We need to fill in the input fields in the red boxes below. It’s possible to use the elastic IP address as the host name and the administrator password should match to what is used for Terraform.
Then we can make a connection to the server by clicking the connect button.
If it’s the first attempt, we’ll see the following pop-up message and we can click yes to set up the IPsec.
In the dialog, we just need to enter the IPsec Pre-Shared key and click ok.
Once a connection is made successfully, we can manage the Virtual Hub by clicking the manage virtual hub button. Note that we created a Virtual Hub named DEFAULT and the session will be established on that Virtual Hub.
We can create a new user by clicking the manage users button.
And clicking the new button.
For simplicity, we can use Password Authentication as the auth type and enter the username and password.
A new user is created and we can use the credentials on the client program to make a connection to the server.
VPN Client
We can add a VPN connection by clicking the menu shown below.
We’ll need to create a Virtual Network Adapter and should click the yes button.
In the new dialog, we can add the adapter name and hit ok. Note we should have the administrator privilege to create a new adapter.
Then a new dialog box will be shown. We can add a connection by entering the input fields in the red boxes below. The VPN server details should match to what are created by Terraform and the user credentials that are created in the previous section can be used.
Once a connection is added, we can make a connection to the VPN server by right-clicking the item and clicking the connect menu.
We can see that the status is changed into connected.

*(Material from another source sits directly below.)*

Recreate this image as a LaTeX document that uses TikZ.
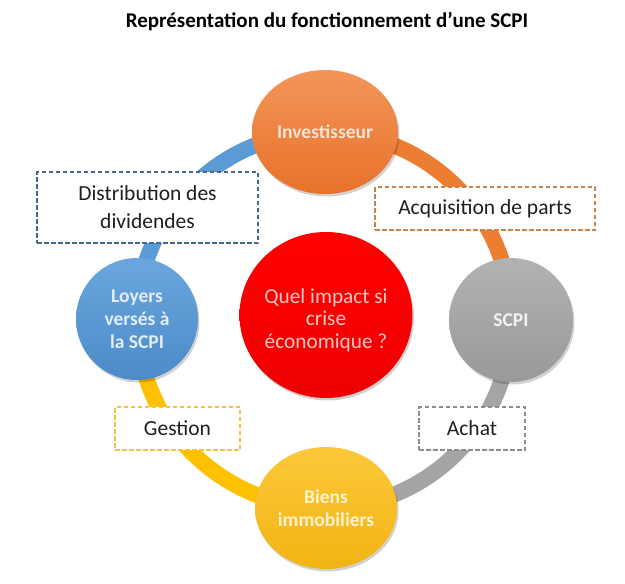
\documentclass[tikz,border=0pt]{standalone}
\usepackage{fontspec}
\setmainfont{Carlito}
\usetikzlibrary{shapes.geometric,shadows}
\pgfdeclarelayer{background}
\pgfsetlayers{background,main}
\definecolor{cOrange}{HTML}{ED7D31}
\definecolor{cOrangeTop}{HTML}{F39559}
\definecolor{cOrangeBot}{HTML}{E8722A}
\definecolor{cGrey}{HTML}{A5A5A5}
\definecolor{cGreyTop}{HTML}{B2B2B2}
\definecolor{cGreyBot}{HTML}{999999}
\definecolor{cBlue}{HTML}{5B9BD5}
\definecolor{cBlueTop}{HTML}{6BA6DD}
\definecolor{cBlueBot}{HTML}{4C8BC9}
\definecolor{cYellow}{HTML}{FFC000}
\definecolor{cYellowTop}{HTML}{FCC83A}
\definecolor{cYellowBot}{HTML}{F2B414}
\definecolor{cRed}{HTML}{FF0000}
\definecolor{cRedBot}{HTML}{EE0000}
\definecolor{tOrange}{HTML}{FBE3D3}
\definecolor{tGrey}{HTML}{F2F2F2}
\definecolor{tBlue}{HTML}{E2EEF9}
\definecolor{tYellow}{HTML}{FFF3CF}
\definecolor{tRed}{HTML}{F9C4C4}
\definecolor{bBlue}{HTML}{44698F}
\definecolor{bOrange}{HTML}{C8834A}
\definecolor{bYellow}{HTML}{F0C640}
\definecolor{bGrey}{HTML}{8C8C8C}
\begin{document}
\begin{tikzpicture}[x=1pt,y=1pt,
  bubble/.style={shape=ellipse, inner sep=-14pt, align=center,
    font=\fontsize{19.5}{23}\selectfont\bfseries,
    drop shadow={shadow xshift=1.5pt, shadow yshift=-2.5pt, opacity=0.18, fill=black}},
  ringarc/.style={line width=16pt},
  tagbox/.style={draw, line width=1.8pt, dash pattern=on 4.5pt off 2.5pt, fill=white,
    minimum height=43pt, inner sep=0pt, align=center,
    font=\fontsize{21.5}{28}\selectfont, text=black!88}
]
\useasboundingbox (0,0) rectangle (625,-584);
\node[font=\fontsize{21}{24}\selectfont\bfseries] (title) at (327,-22) {Représentation du fonctionnement d’une SCPI};

\node[bubble, minimum width=146pt, minimum height=124pt, top color=cOrangeTop, bottom color=cOrangeBot, text=tOrange] (inv) at (325,-132) {Investisseur};
\node[bubble, minimum width=124pt, minimum height=124pt, top color=cGreyTop, bottom color=cGreyBot, text=tGrey] (scpi) at (511,-320) {SCPI};
\node[bubble, minimum width=142pt, minimum height=122pt, top color=cYellowTop, bottom color=cYellowBot, text=tYellow] (biens) at (326,-508) {Biens\\immobiliers};
\node[bubble, minimum width=122pt, minimum height=122pt, top color=cBlueTop, bottom color=cBlueBot, text=tBlue] (loyers) at (137,-319) {Loyers\\versés à\\la SCPI};
\node[bubble, minimum width=173pt, minimum height=166pt, top color=cRed, bottom color=cRedBot, text=tRed, font=\fontsize{21.3}{22.5}\selectfont] (crise) at (326,-315) {\rule{0pt}{25pt}Quel impact si\\crise\\économique ?};

\begin{pgfonlayer}{background}
\draw[ringarc, cOrange] (inv.center) to[bend left=45] (scpi.center);
\draw[ringarc, cGrey] (scpi.center) to[bend left=45] (biens.center);
\draw[ringarc, cYellow] (biens.center) to[bend left=45] (loyers.center);
\draw[ringarc, cBlue] (loyers.center) to[bend left=45] (inv.center);
\end{pgfonlayer}

\node[tagbox, draw=bBlue, minimum width=221pt, minimum height=71pt] (distrib) at (147.5,-207.5) {Distribution des\\dividendes};
\node[tagbox, draw=bOrange, minimum width=220pt] (acq) at (485,-208.5) {Acquisition de parts};
\node[tagbox, draw=bYellow, minimum width=125pt] (gest) at (177.5,-428.5) {Gestion};
\node[tagbox, draw=bGrey, minimum width=106pt] (achat) at (472,-428.5) {Achat};
\end{tikzpicture}
\end{document}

Once the VPN server is connected, we can access the database that is deployed in the private subnet. A connection is tested by a database client and it is shown that the connection is successful.
Summary
In this post, we discussed how to set up a development infrastructure on AWS with Terraform. Terraform is used as an effective way of managing resources on AWS. An Aurora PostgreSQL cluster is created in a private subnet and SoftEther VPN is configured to access the database from the developer machine.